Waldemar Kliuch, były promotor Denisa Bojcowa (36-1, 27 KO), stanowczo odcina się od sprawy wypadku rosyjskiego pięściarza, którego nieprzytomnego z poważnymi ranami głowy znaleziono w tunelu berlińskiego metra. Wcześniej żona Bojcowa Olga Litwinowa przypomniała na łamach prasy, że Bojcow po odejściu z prowadzonej przez Kliucha stajni Universum otrzymywał SMS-y z pogróżkami.

- Nie mam nic wspólnego z tym, co stało się z Bojcowem - oświadczył Kliuch cytowany przez agencję ITAR-TASS. - Może Bojcow miał problemy z alkoholem. Teraz oni wszyscy winią mnie. Fakt, że jego żona mnie oskarża, jest już dla mnie podstawą, by ją podać do sądu.

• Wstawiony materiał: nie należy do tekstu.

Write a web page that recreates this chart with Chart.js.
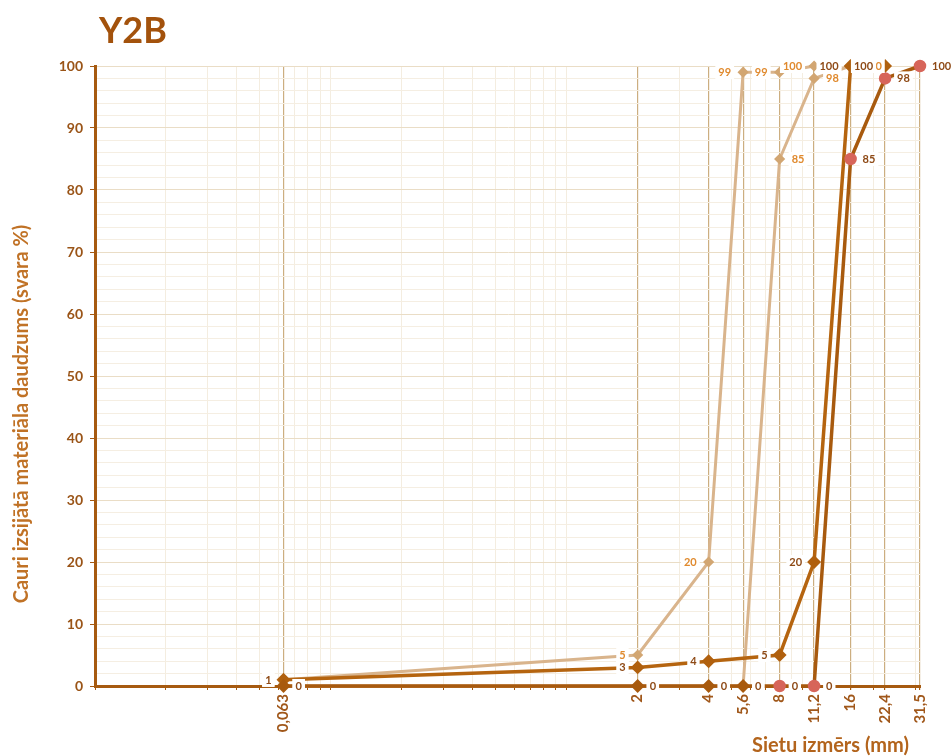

Według ostatnich ustaleń policji Bojcow, który w nocy z 2 na 3 maja miał oglądać ze znajomymi walkę Floyda Mayweathera Jr z Mannym Pacquiao, po raz ostatni widziany był w metrze około godz. 11.00 3 maja. Żaden z przepytywanych świadków nie zauważył wydarzeń, które wskazywać by mogły, że bokser został napadnięty. Poturbowanego Bojcowa odnalazł kierujący pociągiem metra o godz. 16.30. Obecnie były lider rankingu WBO wagi ciężkiej przebywa w stanie śpiączki farmakologicznej.